Roots of Complex Numbers

Just as De Moivre's theorem provides a powerful method for raising complex numbers to a power, it also gives us a systematic way to find the $n$-th roots of any complex number. We begin with the special case of finding the roots of $1$.

Definition Roots of Unity

For any integer $n \ge 1$, an $n$-th root of unity is any complex number $z$ such that $z^n = 1$. The set of all $n$-th roots of unity is denoted by $\mathbb{U}_n$.

Proposition Structure of the Set of Roots of Unity

For any integer $n \ge 1$, the set of the $n$-th roots of unity is$$\mathbb{U}_n = \left\{ e^{i\frac{2k\pi}{n}} \;|\; k=0, 1, 2, \dots, n-1 \right\}.$$Geometrically, the points representing the $n$-th roots of unity form the vertices of a regular $n$-sided polygon inscribed in the unit circle, with one vertex at the point $1$.

Proposition Finding n-th Roots

A non-zero complex number $c = \rho e^{i\alpha}$ has exactly $n$ distinct $n$-th roots. The roots are the solutions to the equation $z^n = c$, given by the formula$$ z_k = \rho^{\frac{1}{n}} e^{i\left(\frac{\alpha + 2k\pi}{n}\right)} \quad \text{for } k = 0, 1, 2, \dots, n-1. $$Geometrically, the roots form the vertices of a regular $n$-sided polygon inscribed in a circle of radius $\rho^{1/n}$.

Proof

We want to solve $z^n = c$ for $z$. Let $z = re^{i\theta}$ and $c=\rho e^{i\alpha}$:$$\begin{aligned} (re^{i\theta})^n &= \rho e^{i\alpha} \\ r^n e^{in\theta} &= \rho e^{i\alpha}.\end{aligned}$$For two complex numbers to be equal, their moduli must be equal and their arguments must be coterminal (that is, differ by a multiple of $2\pi$).

Equating moduli: $r^n = \rho \implies r = \rho^{1/n}$ (since $r$ is a positive real).
Equating arguments: $n\theta = \alpha + 2k\pi \implies \theta = \dfrac{\alpha + 2k\pi}{n}$ for $k \in \mathbb{Z}$.
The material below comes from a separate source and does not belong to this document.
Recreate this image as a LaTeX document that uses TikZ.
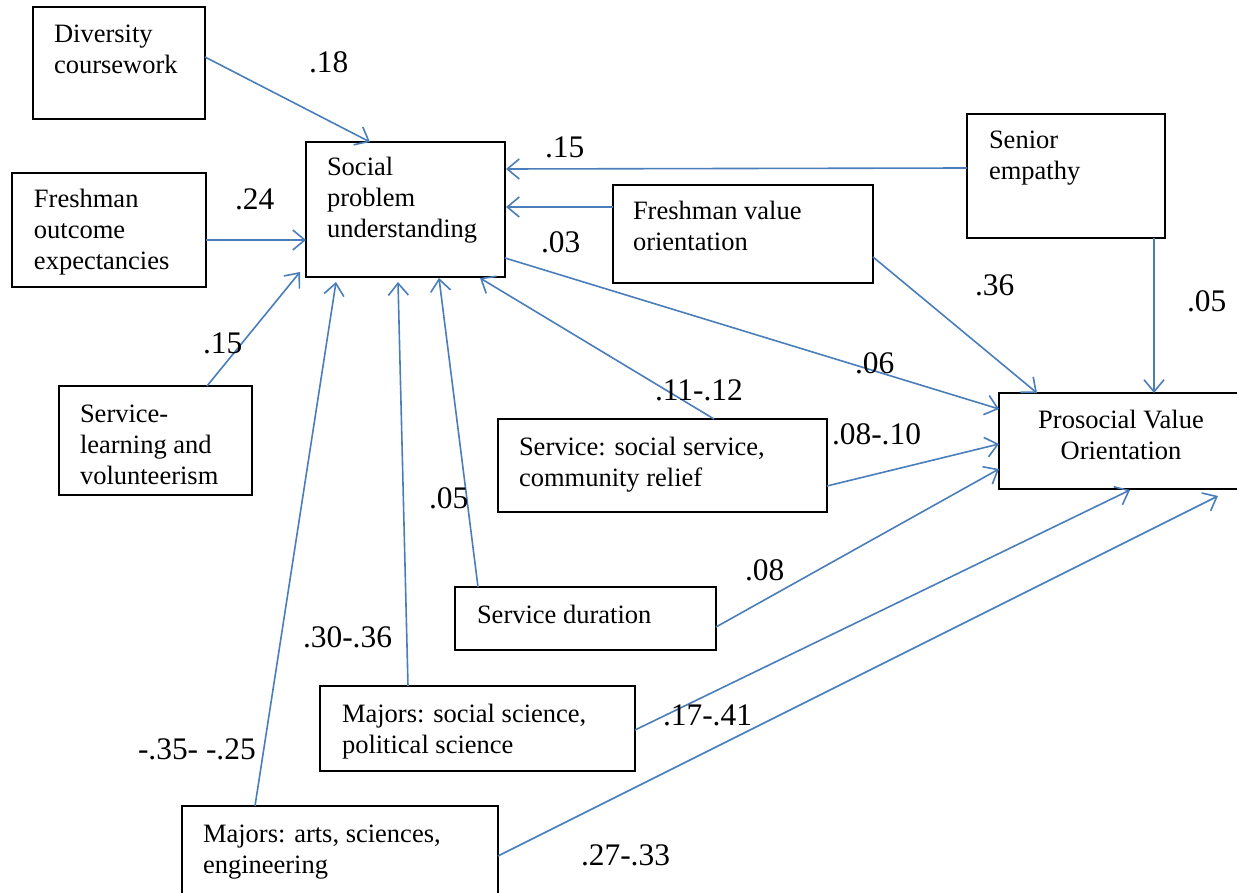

Substituting these back gives the general solution. We obtain $n$ distinct roots for $k=0, 1, \dots, n-1$.

Example

Find the three cube roots of $c = 8i$.

Answer

Step 1: Convert to Euler form.
$\rho = |8i| = 8$. $\alpha = \arg(8i) = \frac{\pi}{2}$. So, $c = 8e^{i\frac{\pi}{2}}$.
Step 2: Apply the root formula.
The modulus of the roots is $r = 8^{1/3} = 2$.
The arguments are $\phi_k = \frac{\pi/2 + 2k\pi}{3}$ for $k=0,1,2$.
Step 3: Calculate each root.
$k=0: z_0 = 2e^{i\frac{\pi}{6}} = \sqrt{3}+i$.
$k=1: z_1 = 2e^{i\frac{5\pi}{6}} = -\sqrt{3}+i$.
$k=2: z_2 = 2e^{i\frac{3\pi}{2}} = -2i$.

The roots form an equilateral triangle on a circle of radius 2.